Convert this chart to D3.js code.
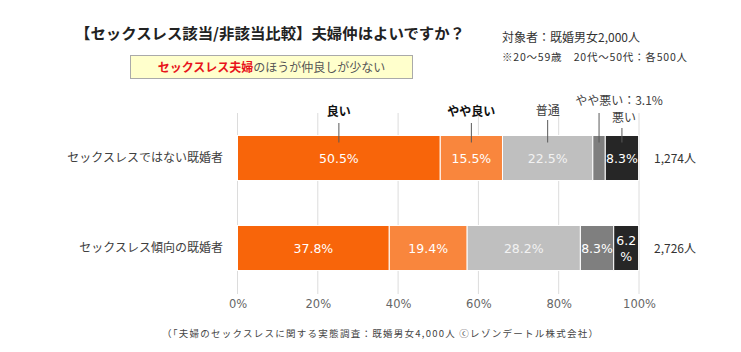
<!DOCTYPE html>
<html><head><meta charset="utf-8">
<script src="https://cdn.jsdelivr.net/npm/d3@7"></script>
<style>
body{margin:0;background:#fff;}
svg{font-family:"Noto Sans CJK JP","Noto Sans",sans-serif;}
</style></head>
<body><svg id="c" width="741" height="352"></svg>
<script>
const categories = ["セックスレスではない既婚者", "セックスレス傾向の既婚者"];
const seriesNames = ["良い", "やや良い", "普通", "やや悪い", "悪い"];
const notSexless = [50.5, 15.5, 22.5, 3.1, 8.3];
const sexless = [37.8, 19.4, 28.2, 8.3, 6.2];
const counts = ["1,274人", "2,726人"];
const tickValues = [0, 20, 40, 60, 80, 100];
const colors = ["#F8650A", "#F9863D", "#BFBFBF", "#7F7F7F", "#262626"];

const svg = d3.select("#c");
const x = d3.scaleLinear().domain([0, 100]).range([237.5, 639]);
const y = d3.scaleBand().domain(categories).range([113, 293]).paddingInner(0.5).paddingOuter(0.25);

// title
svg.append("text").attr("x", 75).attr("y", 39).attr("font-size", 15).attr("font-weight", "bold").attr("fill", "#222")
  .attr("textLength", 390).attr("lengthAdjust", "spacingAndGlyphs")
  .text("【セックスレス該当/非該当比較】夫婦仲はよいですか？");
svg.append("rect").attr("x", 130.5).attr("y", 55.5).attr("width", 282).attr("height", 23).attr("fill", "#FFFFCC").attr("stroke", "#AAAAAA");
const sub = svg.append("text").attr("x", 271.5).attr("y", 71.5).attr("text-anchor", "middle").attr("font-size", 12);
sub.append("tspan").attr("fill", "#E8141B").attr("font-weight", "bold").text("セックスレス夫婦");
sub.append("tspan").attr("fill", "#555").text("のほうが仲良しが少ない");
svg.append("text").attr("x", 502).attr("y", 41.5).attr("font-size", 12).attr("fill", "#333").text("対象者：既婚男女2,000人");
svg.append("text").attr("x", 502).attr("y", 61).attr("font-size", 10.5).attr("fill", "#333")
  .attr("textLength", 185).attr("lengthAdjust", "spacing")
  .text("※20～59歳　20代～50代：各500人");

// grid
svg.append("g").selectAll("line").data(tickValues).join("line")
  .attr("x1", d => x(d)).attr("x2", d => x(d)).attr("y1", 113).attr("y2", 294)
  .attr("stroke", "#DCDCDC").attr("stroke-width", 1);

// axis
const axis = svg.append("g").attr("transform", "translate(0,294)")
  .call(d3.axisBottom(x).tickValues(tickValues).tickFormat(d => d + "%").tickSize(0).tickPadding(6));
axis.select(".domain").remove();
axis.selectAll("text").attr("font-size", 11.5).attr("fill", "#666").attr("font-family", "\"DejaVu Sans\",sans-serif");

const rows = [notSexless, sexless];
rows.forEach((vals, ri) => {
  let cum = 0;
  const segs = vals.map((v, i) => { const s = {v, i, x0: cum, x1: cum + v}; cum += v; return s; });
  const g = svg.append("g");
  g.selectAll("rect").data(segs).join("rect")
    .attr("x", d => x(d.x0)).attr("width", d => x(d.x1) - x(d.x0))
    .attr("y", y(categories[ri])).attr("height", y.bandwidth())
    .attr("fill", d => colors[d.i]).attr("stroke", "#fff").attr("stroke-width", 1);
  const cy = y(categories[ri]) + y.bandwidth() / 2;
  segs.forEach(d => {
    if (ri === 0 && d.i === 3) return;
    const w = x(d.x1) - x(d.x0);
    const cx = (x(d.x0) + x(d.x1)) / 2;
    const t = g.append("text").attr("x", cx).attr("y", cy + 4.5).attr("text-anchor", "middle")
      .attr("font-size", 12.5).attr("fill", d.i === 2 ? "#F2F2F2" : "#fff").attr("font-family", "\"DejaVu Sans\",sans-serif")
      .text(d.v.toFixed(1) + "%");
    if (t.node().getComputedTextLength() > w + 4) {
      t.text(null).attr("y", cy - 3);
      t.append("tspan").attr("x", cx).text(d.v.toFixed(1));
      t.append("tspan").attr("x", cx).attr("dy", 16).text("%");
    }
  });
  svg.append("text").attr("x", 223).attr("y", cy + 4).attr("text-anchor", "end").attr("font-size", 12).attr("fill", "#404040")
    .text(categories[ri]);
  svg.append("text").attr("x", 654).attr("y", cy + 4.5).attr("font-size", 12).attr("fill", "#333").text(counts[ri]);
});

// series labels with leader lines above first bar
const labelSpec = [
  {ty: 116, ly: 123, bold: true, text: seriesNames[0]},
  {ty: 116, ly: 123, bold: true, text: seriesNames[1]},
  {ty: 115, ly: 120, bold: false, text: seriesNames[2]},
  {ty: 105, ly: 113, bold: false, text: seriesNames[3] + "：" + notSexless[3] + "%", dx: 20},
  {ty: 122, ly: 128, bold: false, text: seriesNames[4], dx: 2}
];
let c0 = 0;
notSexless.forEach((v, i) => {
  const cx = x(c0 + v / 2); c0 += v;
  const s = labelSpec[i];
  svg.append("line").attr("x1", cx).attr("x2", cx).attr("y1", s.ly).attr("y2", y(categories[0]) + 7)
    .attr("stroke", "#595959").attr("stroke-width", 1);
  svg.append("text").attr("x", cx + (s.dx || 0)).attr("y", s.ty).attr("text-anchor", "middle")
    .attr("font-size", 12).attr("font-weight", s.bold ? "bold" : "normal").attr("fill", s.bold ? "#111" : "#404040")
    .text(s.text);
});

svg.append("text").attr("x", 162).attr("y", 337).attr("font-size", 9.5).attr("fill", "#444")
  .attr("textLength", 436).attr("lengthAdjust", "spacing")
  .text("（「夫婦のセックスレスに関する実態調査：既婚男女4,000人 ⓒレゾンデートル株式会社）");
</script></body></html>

----

=== TASK GOAL ===
Print the full listing exactly, dropping the pictures.

=== SOLUTION FOR THIS TASK ===
Convert this chart to D3.js code.
<!DOCTYPE html>
<html><head><meta charset="utf-8">
<script src="https://cdn.jsdelivr.net/npm/d3@7"></script>
<style>
body{margin:0;background:#fff;}
svg{font-family:"Noto Sans CJK JP","Noto Sans",sans-serif;}
</style></head>
<body><svg id="c" width="741" height="352"></svg>
<script>
const categories = ["セックスレスではない既婚者", "セックスレス傾向の既婚者"];
const seriesNames = ["良い", "やや良い", "普通", "やや悪い", "悪い"];
const notSexless = [50.5, 15.5, 22.5, 3.1, 8.3];
const sexless = [37.8, 19.4, 28.2, 8.3, 6.2];
const counts = ["1,274人", "2,726人"];
const tickValues = [0, 20, 40, 60, 80, 100];
const colors = ["#F8650A", "#F9863D", "#BFBFBF", "#7F7F7F", "#262626"];

const svg = d3.select("#c");
const x = d3.scaleLinear().domain([0, 100]).range([237.5, 639]);
const y = d3.scaleBand().domain(categories).range([113, 293]).paddingInner(0.5).paddingOuter(0.25);

// title
svg.append("text").attr("x", 75).attr("y", 39).attr("font-size", 15).attr("font-weight", "bold").attr("fill", "#222")
  .attr("textLength", 390).attr("lengthAdjust", "spacingAndGlyphs")
  .text("【セックスレス該当/非該当比較】夫婦仲はよいですか？");
svg.append("rect").attr("x", 130.5).attr("y", 55.5).attr("width", 282).attr("height", 23).attr("fill", "#FFFFCC").attr("stroke", "#AAAAAA");
const sub = svg.append("text").attr("x", 271.5).attr("y", 71.5).attr("text-anchor", "middle").attr("font-size", 12);
sub.append("tspan").attr("fill", "#E8141B").attr("font-weight", "bold").text("セックスレス夫婦");
sub.append("tspan").attr("fill", "#555").text("のほうが仲良しが少ない");
svg.append("text").attr("x", 502).attr("y", 41.5).attr("font-size", 12).attr("fill", "#333").text("対象者：既婚男女2,000人");
svg.append("text").attr("x", 502).attr("y", 61).attr("font-size", 10.5).attr("fill", "#333")
  .attr("textLength", 185).attr("lengthAdjust", "spacing")
  .text("※20～59歳　20代～50代：各500人");

// grid
svg.append("g").selectAll("line").data(tickValues).join("line")
  .attr("x1", d => x(d)).attr("x2", d => x(d)).attr("y1", 113).attr("y2", 294)
  .attr("stroke", "#DCDCDC").attr("stroke-width", 1);

// axis
const axis = svg.append("g").attr("transform", "translate(0,294)")
  .call(d3.axisBottom(x).tickValues(tickValues).tickFormat(d => d + "%").tickSize(0).tickPadding(6));
axis.select(".domain").remove();
axis.selectAll("text").attr("font-size", 11.5).attr("fill", "#666").attr("font-family", "\"DejaVu Sans\",sans-serif");

const rows = [notSexless, sexless];
rows.forEach((vals, ri) => {
  let cum = 0;
  const segs = vals.map((v, i) => { const s = {v, i, x0: cum, x1: cum + v}; cum += v; return s; });
  const g = svg.append("g");
  g.selectAll("rect").data(segs).join("rect")
    .attr("x", d => x(d.x0)).attr("width", d => x(d.x1) - x(d.x0))
    .attr("y", y(categories[ri])).attr("height", y.bandwidth())
    .attr("fill", d => colors[d.i]).attr("stroke", "#fff").attr("stroke-width", 1);
  const cy = y(categories[ri]) + y.bandwidth() / 2;
  segs.forEach(d => {
    if (ri === 0 && d.i === 3) return;
    const w = x(d.x1) - x(d.x0);
    const cx = (x(d.x0) + x(d.x1)) / 2;
    const t = g.append("text").attr("x", cx).attr("y", cy + 4.5).attr("text-anchor", "middle")
      .attr("font-size", 12.5).attr("fill", d.i === 2 ? "#F2F2F2" : "#fff").attr("font-family", "\"DejaVu Sans\",sans-serif")
      .text(d.v.toFixed(1) + "%");
    if (t.node().getComputedTextLength() > w + 4) {
      t.text(null).attr("y", cy - 3);
      t.append("tspan").attr("x", cx).text(d.v.toFixed(1));
      t.append("tspan").attr("x", cx).attr("dy", 16).text("%");
    }
  });
  svg.append("text").attr("x", 223).attr("y", cy + 4).attr("text-anchor", "end").attr("font-size", 12).attr("fill", "#404040")
    .text(categories[ri]);
  svg.append("text").attr("x", 654).attr("y", cy + 4.5).attr("font-size", 12).attr("fill", "#333").text(counts[ri]);
});

// series labels with leader lines above first bar
const labelSpec = [
  {ty: 116, ly: 123, bold: true, text: seriesNames[0]},
  {ty: 116, ly: 123, bold: true, text: seriesNames[1]},
  {ty: 115, ly: 120, bold: false, text: seriesNames[2]},
  {ty: 105, ly: 113, bold: false, text: seriesNames[3] + "：" + notSexless[3] + "%", dx: 20},
  {ty: 122, ly: 128, bold: false, text: seriesNames[4], dx: 2}
];
let c0 = 0;
notSexless.forEach((v, i) => {
  const cx = x(c0 + v / 2); c0 += v;
  const s = labelSpec[i];
  svg.append("line").attr("x1", cx).attr("x2", cx).attr("y1", s.ly).attr("y2", y(categories[0]) + 7)
    .attr("stroke", "#595959").attr("stroke-width", 1);
  svg.append("text").attr("x", cx + (s.dx || 0)).attr("y", s.ty).attr("text-anchor", "middle")
    .attr("font-size", 12).attr("font-weight", s.bold ? "bold" : "normal").attr("fill", s.bold ? "#111" : "#404040")
    .text(s.text);
});

svg.append("text").attr("x", 162).attr("y", 337).attr("font-size", 9.5).attr("fill", "#444")
  .attr("textLength", 436).attr("lengthAdjust", "spacing")
  .text("（「夫婦のセックスレスに関する実態調査：既婚男女4,000人 ⓒレゾンデートル株式会社）");
</script></body></html>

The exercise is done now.